Some careers end with a bang, and others with a whimper. Jonathan Demme’s feature film career ended with neither, which feels appropriate considering the unique jumble of films in the director’s oeuvre. His final dramatic film, Ricki and the Flash, is a heartfelt, entertaining and shallow film anchored by a typically masterful performance by Meryl Streep. The film doesn’t have a fraction of the depth of his Silence of the Lambs, but it also isn’t a failure like his The Truth About Charlie. What ends up setting the film apart is what so often set Demme himself apart: music.
Ricki and the Flash effectively serves as the final installment in Demme’s trilogy of pictures concerning outcast family members returning home to seek absolution. Demme, a director who throughout his career demonstrated a refusal to repeat himself with his dramatic features, completed his résumé with a thematic trilogy. The series began with 2008’s excellent Rachel Getting Married and continued with underseen Ibsen adaptation A Master Builder. Ricki, though less critically successful than Rachel or Builder, is the most mainstream of these three films as well as the happiest.
Ricki and the Flash tells the story of Streep’s Ricki, a woman who abandoned her family to chase dreams of rock stardom. She ends up with neither stardom nor her family, playing bar gigs and working side jobs to pay the bills. She returns home to comfort her daughter Julie (played by Streep’s real-life daughter Mamie Gummer) who tried to kill herself after being dumped. Forced to face the wreckage she left behind, Ricki finds herself questioning her past and her present.
At the time of its release, some detractors of Ricki and the Flash focused on how underused and underwritten the supporting characters are here, which is notable mostly because of the quality of the supporting cast. Talented film actors like Kevin Kline, Sebastian Stan and Charlotte Rae are joined by stage stars Audra McDonald and Ben Platt, but none of them are given very much to do. However, even though the plot of the film follows a woman’s grating and gradual reunion with her family, the soul beneath that plot is about a woman and her love of rock ‘n’ roll. Fittingly, the grandest gesture in the movie is not a familial interaction but rather when Ricki’s boyfriend Steve (Rick Springfield, awesome here) sells his favorite guitar so that a cash-strapped Ricki can make it home for her son’s wedding. Ricki and Steve are true rockers—the kind of folks Demme follows in his documentaries—and this move represents the first time that Ricki and her chosen family have picked blood over rock. That’s the power of Ricki and the Flash, and Demme and writer Diablo Cody (Juno) wisely choose to maximize that power by giving us more Ricki and less of her family.

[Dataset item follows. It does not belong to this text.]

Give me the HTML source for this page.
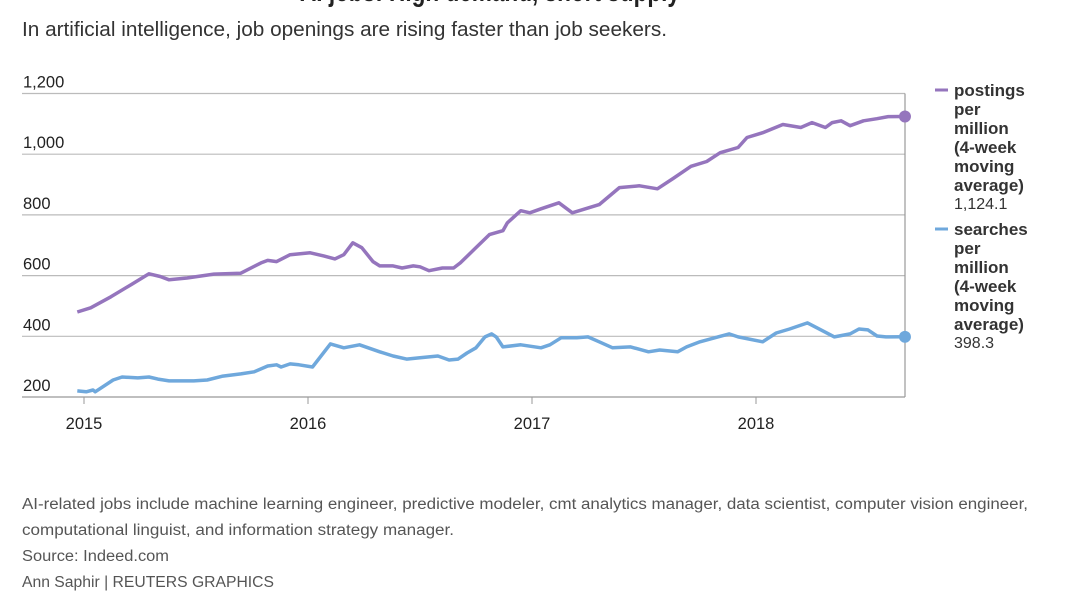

Demme filmed the music scenes (many of which feature Springfield) live, and they sound fantastic. Streep makes up for limited vocal range by infusing her Ricki with the swagger of a woman who really lives for the music. Following Demme’s death, these music scenes add special poignancy to the film, as the director split his career between dramatic features and music documentaries. By the end, it feels as if Meryl Streep has taken the stage in one of Demme’s excellent concert films, and the tethers that Ricki had to the plot of her movie fade away. Ricki and the Flash, while unsubstantial in ways, brings Demme’s two disparate careers together in a lovely tribute to the director’s eclectic but always tuneful work.